The product approval process requires testing to Florida TAS standards: TAS 101 for windborne debris impact resistance (required in the Wind-Borne Debris Region, which includes all of Broward County), TAS 110 for uniform static air pressure difference, and TAS 125 for dynamic wind uplift from cyclic loading. TAS 125 is particularly relevant to standing seam systems because the cyclic loading simulates real hurricane conditions where pressure fluctuates rapidly — a scenario that can cause fatigue failure in clips that pass static testing but fail under repeated load cycling.

HVHZ Considerations

The eastern portion of Broward County falls within the High-Velocity Hurricane Zone (HVHZ), which triggers additional requirements beyond the standard Florida Building Code. HVHZ areas require Miami-Dade County Notice of Acceptance (NOA) approval in addition to the standard FL product approval. This dual-approval requirement catches many contractors off guard — a product with an FL number but no NOA cannot be installed in HVHZ areas of Broward County. When bidding projects near the coast, verify the project address against Broward County's HVHZ boundary maps before specifying the standing seam system.

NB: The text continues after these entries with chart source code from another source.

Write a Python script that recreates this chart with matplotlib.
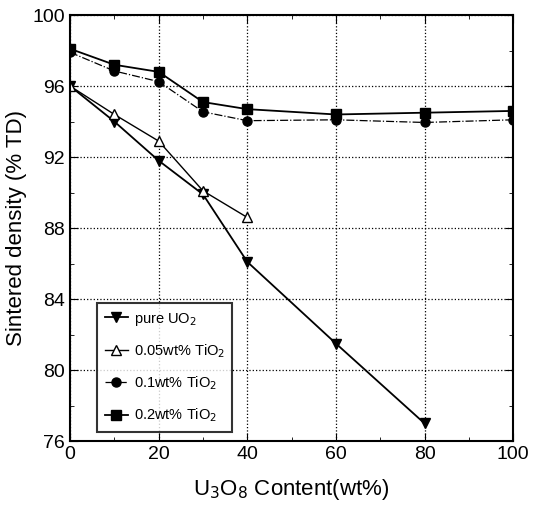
import matplotlib
matplotlib.use("Agg")
import matplotlib.pyplot as plt
import numpy as np

plt.rcParams['font.family'] = ['Liberation Sans', 'DejaVu Sans']

x_pure = [0, 10, 20, 30, 40, 60, 80]
y_pure = [96.0, 94.0, 91.8, 89.9, 86.1, 81.5, 77.0]
x_005 = [0, 10, 20, 30, 40]
y_005 = [96.0, 94.4, 92.9, 90.1, 88.6]
x_01 = [0, 10, 20, 30, 40, 60, 80, 100]
y_01 = [97.9, 96.85, 96.25, 94.55, 94.05, 94.1, 93.95, 94.1]
x_02 = [0, 10, 20, 30, 40, 60, 80, 100]
y_02 = [98.1, 97.2, 96.8, 95.1, 94.7, 94.4, 94.5, 94.6]

fig = plt.figure(figsize=(5.39, 5.19), dpi=100)
ax = fig.add_axes([0.13, 0.15, 0.822, 0.821])

ax.plot(x_pure, y_pure, '-', color='black', lw=1.3, marker='v', ms=7.5, label='pure UO$_2$')
ax.plot(x_005, y_005, '-', color='black', lw=1.0, marker='^', ms=7.5, mfc='white', label='0.05wt% TiO$_2$')
ax.plot(x_01, y_01, '-.', color='black', lw=0.9, marker='o', ms=6.5, label='0.1wt% TiO$_2$')
ax.plot(x_02, y_02, '-', color='black', lw=1.3, marker='s', ms=6.5, label='0.2wt% TiO$_2$')

ax.set_xlim(0, 100)
ax.set_ylim(76, 100)
ax.set_xticks(np.arange(0, 101, 20))
ax.set_yticks(np.arange(76, 101, 4))
ax.set_xticks(np.arange(0, 101, 10), minor=True)
ax.set_yticks(np.arange(76, 101, 2), minor=True)
ax.tick_params(which='both', direction='in', top=True, right=True, labelsize=14)
ax.tick_params(which='major', length=6)
ax.tick_params(which='minor', length=3)
ax.grid(True, which='major', ls=':', color='black', lw=0.9)
for s in ax.spines.values():
    s.set_linewidth(1.5)

ax.set_ylabel('Sintered density (% TD)', fontsize=16)
ax.set_xlabel('U$_3$O$_8$ Content(wt%)', fontsize=16, labelpad=10)

leg = ax.legend(loc='lower left', bbox_to_anchor=(0.045, 0.005), fontsize=10.5, frameon=True,
                fancybox=False, edgecolor='black', handlelength=1.6, borderpad=0.5,
                labelspacing=1.0, handletextpad=0.4)
leg.get_frame().set_linewidth(1.5)

fig.savefig('out.png', dpi=100)
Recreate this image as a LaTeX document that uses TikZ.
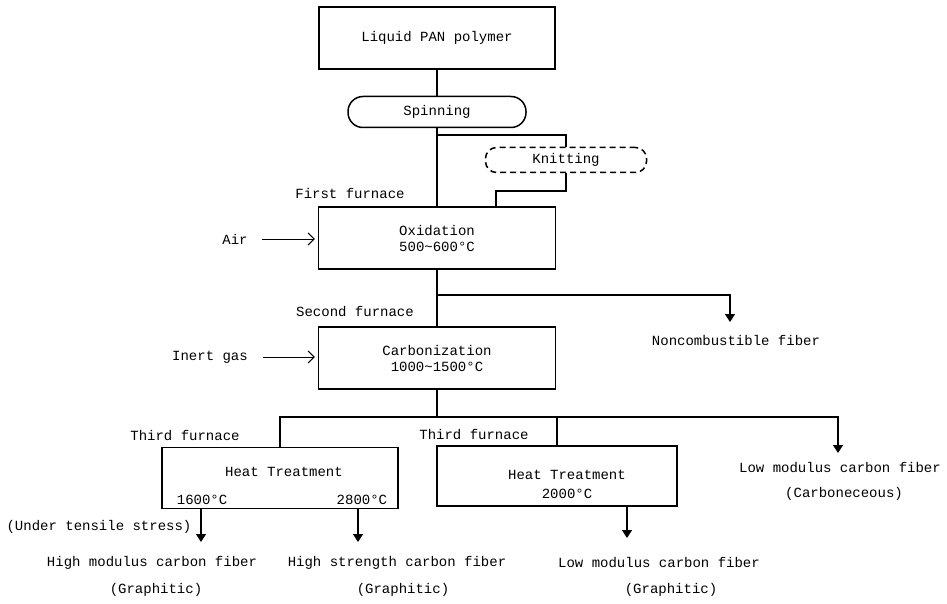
\documentclass[tikz,border=0pt]{standalone}
\usepackage{fontspec}
\setmainfont{Liberation Mono}
\usetikzlibrary{arrows.meta,positioning}
\begin{document}
\begin{tikzpicture}[x=1pt,y=-1pt,line width=1.1pt,font=\fontsize{14}{16}\selectfont,
    box/.style={draw, line width=1.5pt, inner sep=2pt, align=center},
    feed/.style={-{Straight Barb[length=6pt,width=12pt]}, line width=1pt},
    drop/.style={-{Triangle[length=8pt,width=10pt]}, line width=1.1pt}]
    \useasboundingbox (0,0) rectangle (947,604);
    \node[box, minimum width=236pt, minimum height=62pt] (pan) at (437,38) {Liquid PAN polymer};
    \node[box, rounded corners=15pt, minimum width=178pt, minimum height=31pt] (spin) at (437,112) {Spinning};
    \node[box, dashed, dash pattern=on 6pt off 4pt, rounded corners=11pt, minimum width=161pt, minimum height=25pt] (knit) at (566,160) {Knitting};
    \node[box, minimum width=237pt, minimum height=62pt] (oxid) at (437,238) {Oxidation\\500\textasciitilde600°C};
    \node[box, minimum width=237pt, minimum height=62pt] (carb) at (437,358) {Carbonization\\1000\textasciitilde1500°C};
    \node[box, minimum width=236pt, minimum height=61pt] (ht1) at (280,478) {};
    \node[box, minimum width=240pt, minimum height=60pt] (ht2) at (557,476) {};
    \node (ht1t) at (284,472) {Heat Treatment};
    \node[anchor=west] (ht1a) at (173,500) {1600°C};
    \node[anchor=east] (ht1b) at (391,500) {2800°C};
    \node[align=center] (ht2t) at (567,484) {Heat Treatment\\[3pt]2000°C};
    \node (air) at (235,239) {Air};
    \node (inert) at (210,357) {Inert gas};
    \node (ff) at (350,193) {First furnace};
    \node (sf) at (355,312) {Second furnace};
    \node (tf1) at (185,436) {Third furnace};
    \node (tf2) at (474,435) {Third furnace};
    \node (nc) at (736,340) {Noncombustible fiber};
    \node (lmc) at (840,468) {Low modulus carbon fiber};
    \node (lmcg) at (844,494) {(Carboneceous)};
    \node (uts) at (99,527) {(Under tensile stress)};
    \node (hm) at (152,563) {High modulus carbon fiber};
    \node (hmg) at (156,590) {(Graphitic)};
    \node (hs) at (397,563) {High strength carbon fiber};
    \node (hsg) at (403,590) {(Graphitic)};
    \node (lm) at (659,563) {Low modulus carbon fiber};
    \node (lmg) at (671,590) {(Graphitic)};
    \coordinate (k1) at (437,135);
    \coordinate (k2) at (496,191);
    \coordinate (b1) at (437,295);
    \coordinate (b2) at (437,417);
    \coordinate (ncTip) at (730,322);
    \coordinate (lmcTip) at (838,453);
    \coordinate (hmTip) at (201,542);
    \coordinate (hsTip) at (358,542);
    \coordinate (lmTip) at (627,538);
    \draw (pan) -- (spin);
    \draw (spin) -- (oxid);
    \draw (k1) -| (knit.north);
    \draw (knit.south) |- (k2) -- (k2 |- oxid.north);
    \draw[feed, shorten <=11pt, shorten >=3pt] (air.east) -- (air.east -| oxid.west);
    \draw (oxid) -- (carb);
    \draw[drop] (b1) -| (ncTip);
    \draw[feed, shorten <=11pt, shorten >=3pt] (inert.east) -- (inert.east -| carb.west);
    \draw (carb.south) -- (b2);
    \draw (ht1.north) |- (b2);
    \draw[drop] (b2) -| (lmcTip);
    \draw (ht2.north) -- (ht2.north |- b2);
    \draw[drop] (ht1.south -| hmTip) -- (hmTip);
    \draw[drop] (ht1.south -| hsTip) -- (hsTip);
    \draw[drop] (ht2.south -| lmTip) -- (lmTip);
\end{tikzpicture}
\end{document}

For projects outside the HVHZ but still within Broward County, the standard FL product approval is sufficient. However, the product approval must show tested performance at or above the calculated design pressure for the specific building. Broward County building inspectors will compare the calculated wind loads from the signed and sealed engineering documents against the product approval's tested capacity for each roof zone — field, perimeter, and corner — using the exact clip spacing specified on the approved shop drawings.